Satire At Its Finest: Chris Matheson Tells The Story of God Most Excellently!

[Re-dated post since this book is now available]

Chris Matheson is a screenwriter whose credits include the movies Bill & Ted’s Excellent Adventure, Bill & Ted’s Bogus Journey, and Rapture-Palooza. If you have never seen the classic movie Bill & Ted’s Excellent Adventure do so soon, as it's EXCELLENT! The WIKI page for it is here.

Chris will release a book in just a month, where he writes a comedy about God from the biblical texts themselves, titled: The Story of God: A Biblical Comedy about Love (and Hate). I was very honored to see it beforehand and write a blurb for it, along with Jerry Coyne, Lawrence M. Krauss, Peter Boghossian, Michael Shermer, and others.

Below I'll whet your appetites with the lines from the first section of his hilarious and intelligent book. Humorously he points to some incongruities in the biblical text itself so we can laugh. This is satire and ridicule at it's finest and I highly endorse it. Will it convince people like Randal Rauser? *Cough* It's not meant to. [Rauser has still failed to respond to Tristan Vick's book, The Swedish Fish, Deflating the Scuba Diver and Working the Rabbit's Foot, for which I also wrote a blurb.]
CHAPTER ONE

God sits by himself, alone in the darkness. How long has he been there? It feels like forever. Has it been forever? How did he get here? Who put him here? Did he put himself here? When did he do that? Around him: Nothing. A void, no light. Just him, sitting there in the darkness. Was he sitting? Standing? What was he? Wait... Was he even alone? What was that sound? Peering down, in the darkness, he realized something.

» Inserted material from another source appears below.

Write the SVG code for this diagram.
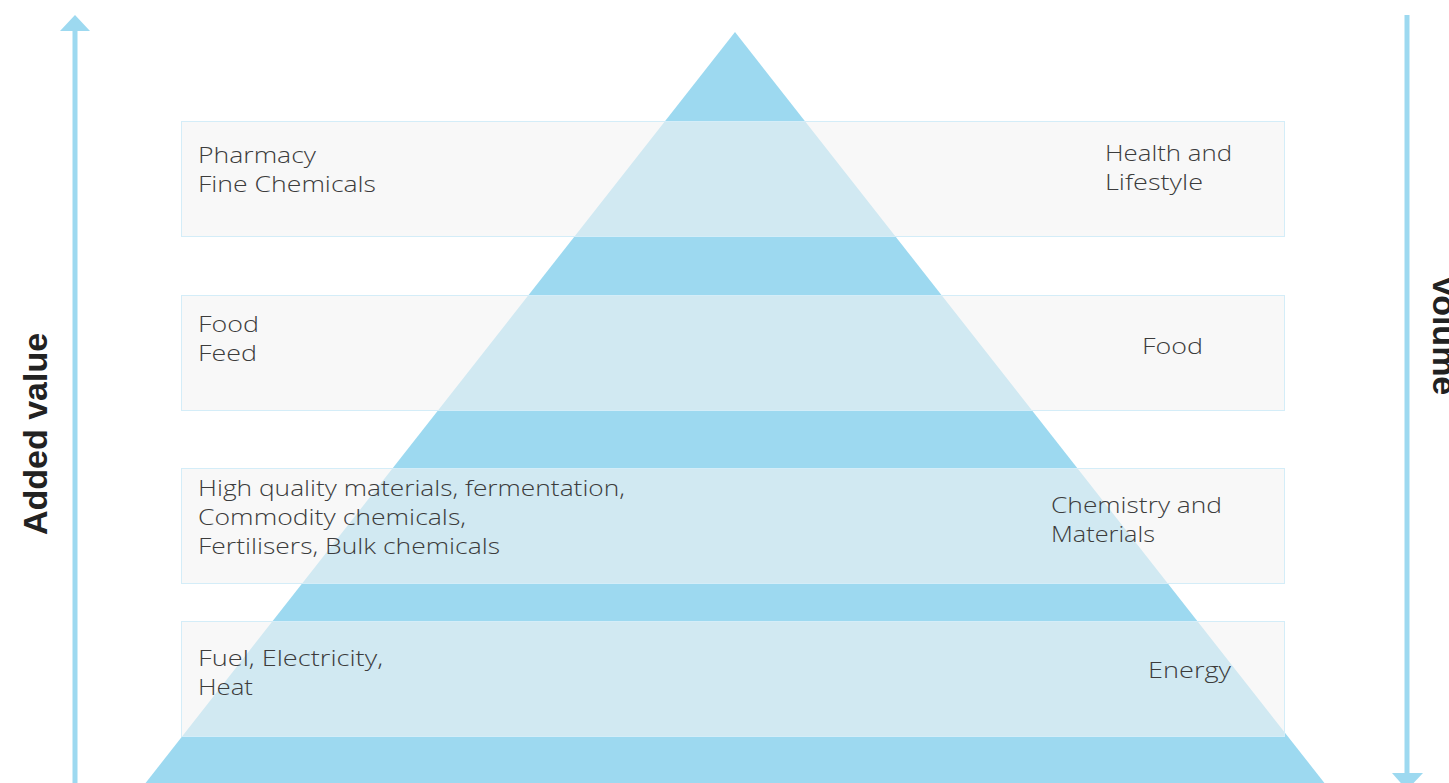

Underneath him was water; (Gen. 1:2) cold, empty, utterly lifeless. It was creepy. Where had it come from? Did he make it, then forget about it? Did he not make it? And if he didn’t-- then who did? He had to have made it-- yet he couldn’t remember doing so. But if he had created water (as of course he had) then why had he created only that much reality and no more? Why had he been sitting there in the darkness, above the water, basically forever? He didn’t know why-- he just sort of... had. But now, for whatever reason, God had a thought: He wanted to see.

How would he do it? God tried clapping his hands. Nothing happened. He tried clearing his throat loudly, then closing his eyes tightly and re-opening them. Nothing worked. Was he stuck here forever, sitting in the darkness with the dark water swirling beneath him and absolutely nothing to do? It sounded horrible, “hellish,” as he would later say.

God had an idea.

He would speak aloud what he wished for. He had never spoken before. He thought about what he wanted to say. “Light, please?” No, it seemed weak, lacking in gravitas. “Turn on the lights?” Stronger perhaps, but who would he be making this demand of? “I want light.” Too child-like. “LIGHT!?” Good, he liked it-- but it was also meaningless. “Light what?”

God sat in the darkness for another chunk of time. How long? He didn’t know; time didn’t exist yet. Then it hit him. He was sitting slumped, head in hands, listening to the water below, staring at the inky blackness around him through his fingers, when he suddenly knew exactly what to say.

“Let there be light,” he called out.

And there was. (Gen. 1:3)

God was delighted. He could do this, he could make things happen, create whatever reality he felt like. It was an extraordinary moment for him. An unwanted thought crossed God’s mind: Was someone already there who responded to my command?” Impossible, he was God, he was alone.

“I was obviously talking to myself, commanding myself to make light, that makes perfect sense!” God told himself.